'''
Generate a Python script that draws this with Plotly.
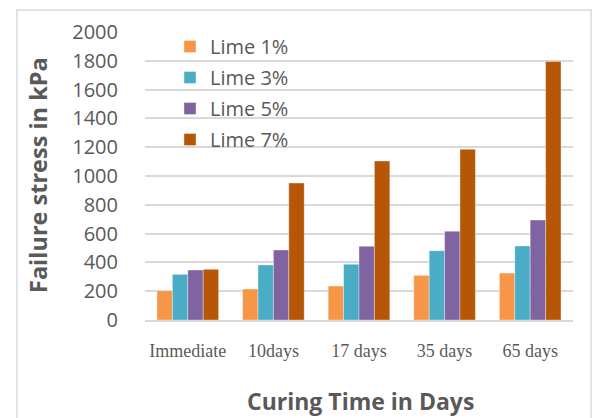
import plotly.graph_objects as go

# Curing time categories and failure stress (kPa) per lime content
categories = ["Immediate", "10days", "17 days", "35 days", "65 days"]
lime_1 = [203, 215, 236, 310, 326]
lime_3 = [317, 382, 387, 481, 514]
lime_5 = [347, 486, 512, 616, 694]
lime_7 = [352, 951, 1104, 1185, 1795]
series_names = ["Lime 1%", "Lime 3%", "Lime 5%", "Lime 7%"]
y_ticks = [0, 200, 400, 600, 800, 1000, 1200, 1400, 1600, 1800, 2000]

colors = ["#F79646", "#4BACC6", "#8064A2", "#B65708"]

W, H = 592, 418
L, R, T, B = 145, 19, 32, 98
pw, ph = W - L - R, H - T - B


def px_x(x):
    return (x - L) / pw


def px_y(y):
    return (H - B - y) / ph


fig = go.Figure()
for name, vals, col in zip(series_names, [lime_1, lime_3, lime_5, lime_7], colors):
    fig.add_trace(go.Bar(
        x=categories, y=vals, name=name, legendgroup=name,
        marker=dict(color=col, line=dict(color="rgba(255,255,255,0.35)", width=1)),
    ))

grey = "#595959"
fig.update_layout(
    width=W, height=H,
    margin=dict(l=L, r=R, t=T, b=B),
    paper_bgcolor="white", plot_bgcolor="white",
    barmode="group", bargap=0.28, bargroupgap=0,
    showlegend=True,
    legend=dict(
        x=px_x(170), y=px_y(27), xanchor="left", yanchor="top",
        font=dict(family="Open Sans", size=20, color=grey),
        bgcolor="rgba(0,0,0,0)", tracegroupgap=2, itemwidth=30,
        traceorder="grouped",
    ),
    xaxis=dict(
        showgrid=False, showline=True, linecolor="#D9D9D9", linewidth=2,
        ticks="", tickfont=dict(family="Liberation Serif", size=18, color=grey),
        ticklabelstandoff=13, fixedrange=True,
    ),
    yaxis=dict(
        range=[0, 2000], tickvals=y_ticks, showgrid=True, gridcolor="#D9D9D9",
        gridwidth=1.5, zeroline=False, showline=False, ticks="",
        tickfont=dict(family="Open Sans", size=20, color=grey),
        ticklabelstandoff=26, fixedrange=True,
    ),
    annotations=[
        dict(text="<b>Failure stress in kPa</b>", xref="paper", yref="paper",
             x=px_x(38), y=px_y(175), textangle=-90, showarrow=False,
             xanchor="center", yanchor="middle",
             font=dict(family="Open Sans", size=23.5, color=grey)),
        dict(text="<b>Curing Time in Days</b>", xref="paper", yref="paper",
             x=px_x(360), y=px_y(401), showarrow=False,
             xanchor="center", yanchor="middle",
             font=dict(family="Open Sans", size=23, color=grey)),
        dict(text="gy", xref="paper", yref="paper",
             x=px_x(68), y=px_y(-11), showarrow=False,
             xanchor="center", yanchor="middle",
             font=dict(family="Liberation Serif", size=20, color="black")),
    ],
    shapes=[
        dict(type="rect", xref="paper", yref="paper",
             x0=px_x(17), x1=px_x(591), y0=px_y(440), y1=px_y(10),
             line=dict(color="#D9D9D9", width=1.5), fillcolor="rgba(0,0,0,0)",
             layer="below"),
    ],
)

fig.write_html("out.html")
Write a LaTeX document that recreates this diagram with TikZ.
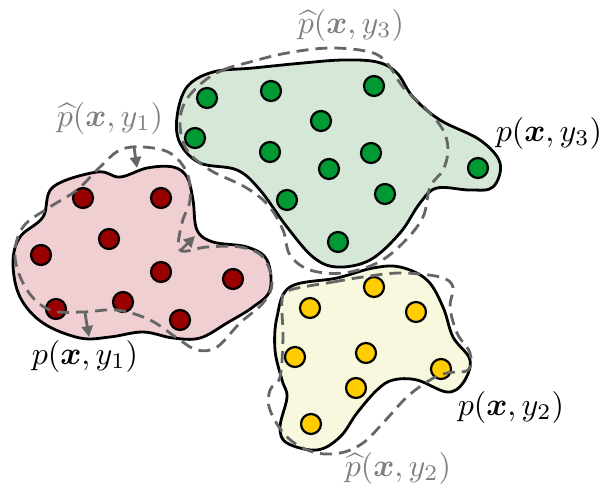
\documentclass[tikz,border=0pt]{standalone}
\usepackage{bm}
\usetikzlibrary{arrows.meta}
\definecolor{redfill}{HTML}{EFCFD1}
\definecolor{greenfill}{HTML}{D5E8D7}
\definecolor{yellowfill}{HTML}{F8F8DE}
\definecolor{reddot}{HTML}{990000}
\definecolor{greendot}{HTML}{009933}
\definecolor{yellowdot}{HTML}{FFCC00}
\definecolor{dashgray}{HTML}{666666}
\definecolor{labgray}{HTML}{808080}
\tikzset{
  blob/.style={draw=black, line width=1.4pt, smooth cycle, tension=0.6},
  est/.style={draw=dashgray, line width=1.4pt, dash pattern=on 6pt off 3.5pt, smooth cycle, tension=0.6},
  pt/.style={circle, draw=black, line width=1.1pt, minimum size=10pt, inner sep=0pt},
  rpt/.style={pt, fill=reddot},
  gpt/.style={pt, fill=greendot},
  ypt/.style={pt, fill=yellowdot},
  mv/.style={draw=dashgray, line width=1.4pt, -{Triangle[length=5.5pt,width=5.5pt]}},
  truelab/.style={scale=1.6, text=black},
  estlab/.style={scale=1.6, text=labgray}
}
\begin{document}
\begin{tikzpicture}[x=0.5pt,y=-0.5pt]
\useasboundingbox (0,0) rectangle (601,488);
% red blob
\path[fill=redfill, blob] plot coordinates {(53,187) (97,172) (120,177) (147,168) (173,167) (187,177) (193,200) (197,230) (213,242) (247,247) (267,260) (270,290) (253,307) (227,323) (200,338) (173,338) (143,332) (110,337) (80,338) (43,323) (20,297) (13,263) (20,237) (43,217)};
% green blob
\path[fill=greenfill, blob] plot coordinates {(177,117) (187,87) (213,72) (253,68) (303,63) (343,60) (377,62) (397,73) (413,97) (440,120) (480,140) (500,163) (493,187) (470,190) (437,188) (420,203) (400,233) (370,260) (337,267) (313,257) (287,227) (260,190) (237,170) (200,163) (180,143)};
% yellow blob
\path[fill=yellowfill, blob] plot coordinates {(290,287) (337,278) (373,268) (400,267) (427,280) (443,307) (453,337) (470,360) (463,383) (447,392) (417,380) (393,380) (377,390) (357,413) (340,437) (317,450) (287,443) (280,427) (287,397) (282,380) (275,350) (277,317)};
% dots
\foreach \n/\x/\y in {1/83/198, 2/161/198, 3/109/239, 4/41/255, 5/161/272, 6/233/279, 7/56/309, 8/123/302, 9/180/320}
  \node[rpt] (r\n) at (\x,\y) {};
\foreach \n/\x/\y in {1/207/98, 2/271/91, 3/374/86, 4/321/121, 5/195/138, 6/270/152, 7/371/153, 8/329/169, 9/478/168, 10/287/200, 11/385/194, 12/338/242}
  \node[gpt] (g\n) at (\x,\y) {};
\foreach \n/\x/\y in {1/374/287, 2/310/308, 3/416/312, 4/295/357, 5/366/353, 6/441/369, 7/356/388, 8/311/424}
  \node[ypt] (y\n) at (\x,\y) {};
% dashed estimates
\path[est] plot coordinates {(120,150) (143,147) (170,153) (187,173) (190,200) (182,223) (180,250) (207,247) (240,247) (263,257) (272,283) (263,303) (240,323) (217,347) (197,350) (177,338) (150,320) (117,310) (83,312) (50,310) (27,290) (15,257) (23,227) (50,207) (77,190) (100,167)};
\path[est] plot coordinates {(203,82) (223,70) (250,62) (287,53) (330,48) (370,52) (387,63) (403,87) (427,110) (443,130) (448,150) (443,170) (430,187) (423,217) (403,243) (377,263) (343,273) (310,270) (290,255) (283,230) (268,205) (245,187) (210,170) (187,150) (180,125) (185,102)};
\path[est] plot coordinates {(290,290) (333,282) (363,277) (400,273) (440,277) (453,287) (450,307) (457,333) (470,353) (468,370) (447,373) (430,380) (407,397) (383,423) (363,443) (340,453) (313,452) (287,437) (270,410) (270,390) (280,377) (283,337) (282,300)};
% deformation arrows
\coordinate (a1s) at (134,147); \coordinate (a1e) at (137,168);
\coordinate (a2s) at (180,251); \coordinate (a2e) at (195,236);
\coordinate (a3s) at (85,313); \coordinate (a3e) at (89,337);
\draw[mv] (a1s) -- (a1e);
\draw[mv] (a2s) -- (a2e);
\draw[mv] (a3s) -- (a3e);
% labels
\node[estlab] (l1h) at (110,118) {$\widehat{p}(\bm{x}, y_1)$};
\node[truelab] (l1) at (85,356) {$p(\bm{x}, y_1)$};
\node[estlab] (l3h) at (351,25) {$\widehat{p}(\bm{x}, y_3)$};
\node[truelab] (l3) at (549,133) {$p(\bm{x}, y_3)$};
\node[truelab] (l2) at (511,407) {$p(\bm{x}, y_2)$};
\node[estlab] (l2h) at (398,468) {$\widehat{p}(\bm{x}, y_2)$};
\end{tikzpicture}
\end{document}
'''
'''
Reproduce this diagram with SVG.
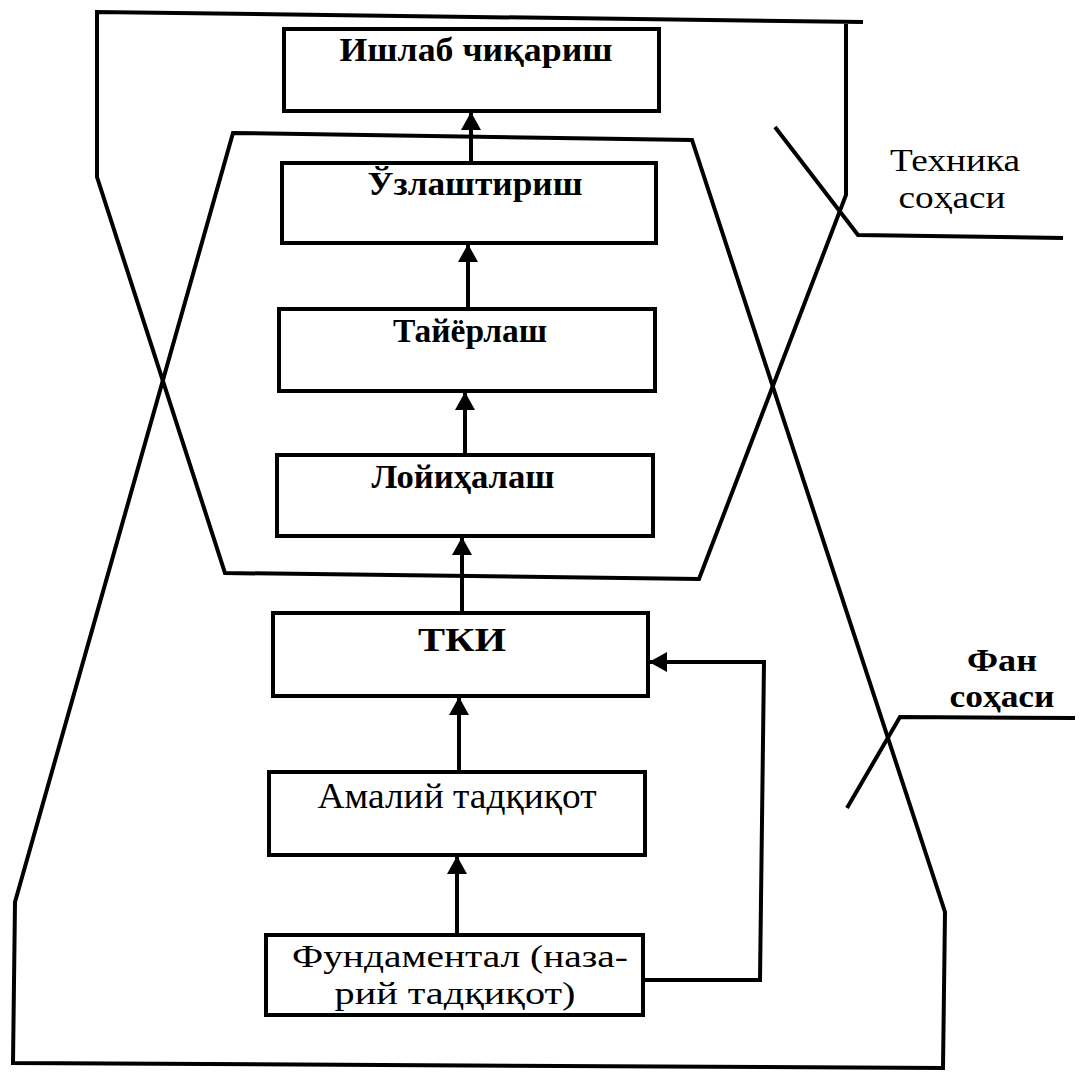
'''
### STATED EXERCISE
Leaving out all pictures, set down exactly the lines of the material above, from the line with "Generate a Python" to the line with "return (H - B - y) / ph" inclusive, and no others.

### ANSWER TO THIS EXERCISE
Generate a Python script that draws this with Plotly.
import plotly.graph_objects as go

# Curing time categories and failure stress (kPa) per lime content
categories = ["Immediate", "10days", "17 days", "35 days", "65 days"]
lime_1 = [203, 215, 236, 310, 326]
lime_3 = [317, 382, 387, 481, 514]
lime_5 = [347, 486, 512, 616, 694]
lime_7 = [352, 951, 1104, 1185, 1795]
series_names = ["Lime 1%", "Lime 3%", "Lime 5%", "Lime 7%"]
y_ticks = [0, 200, 400, 600, 800, 1000, 1200, 1400, 1600, 1800, 2000]

colors = ["#F79646", "#4BACC6", "#8064A2", "#B65708"]

W, H = 592, 418
L, R, T, B = 145, 19, 32, 98
pw, ph = W - L - R, H - T - B


def px_x(x):
    return (x - L) / pw


def px_y(y):
    return (H - B - y) / ph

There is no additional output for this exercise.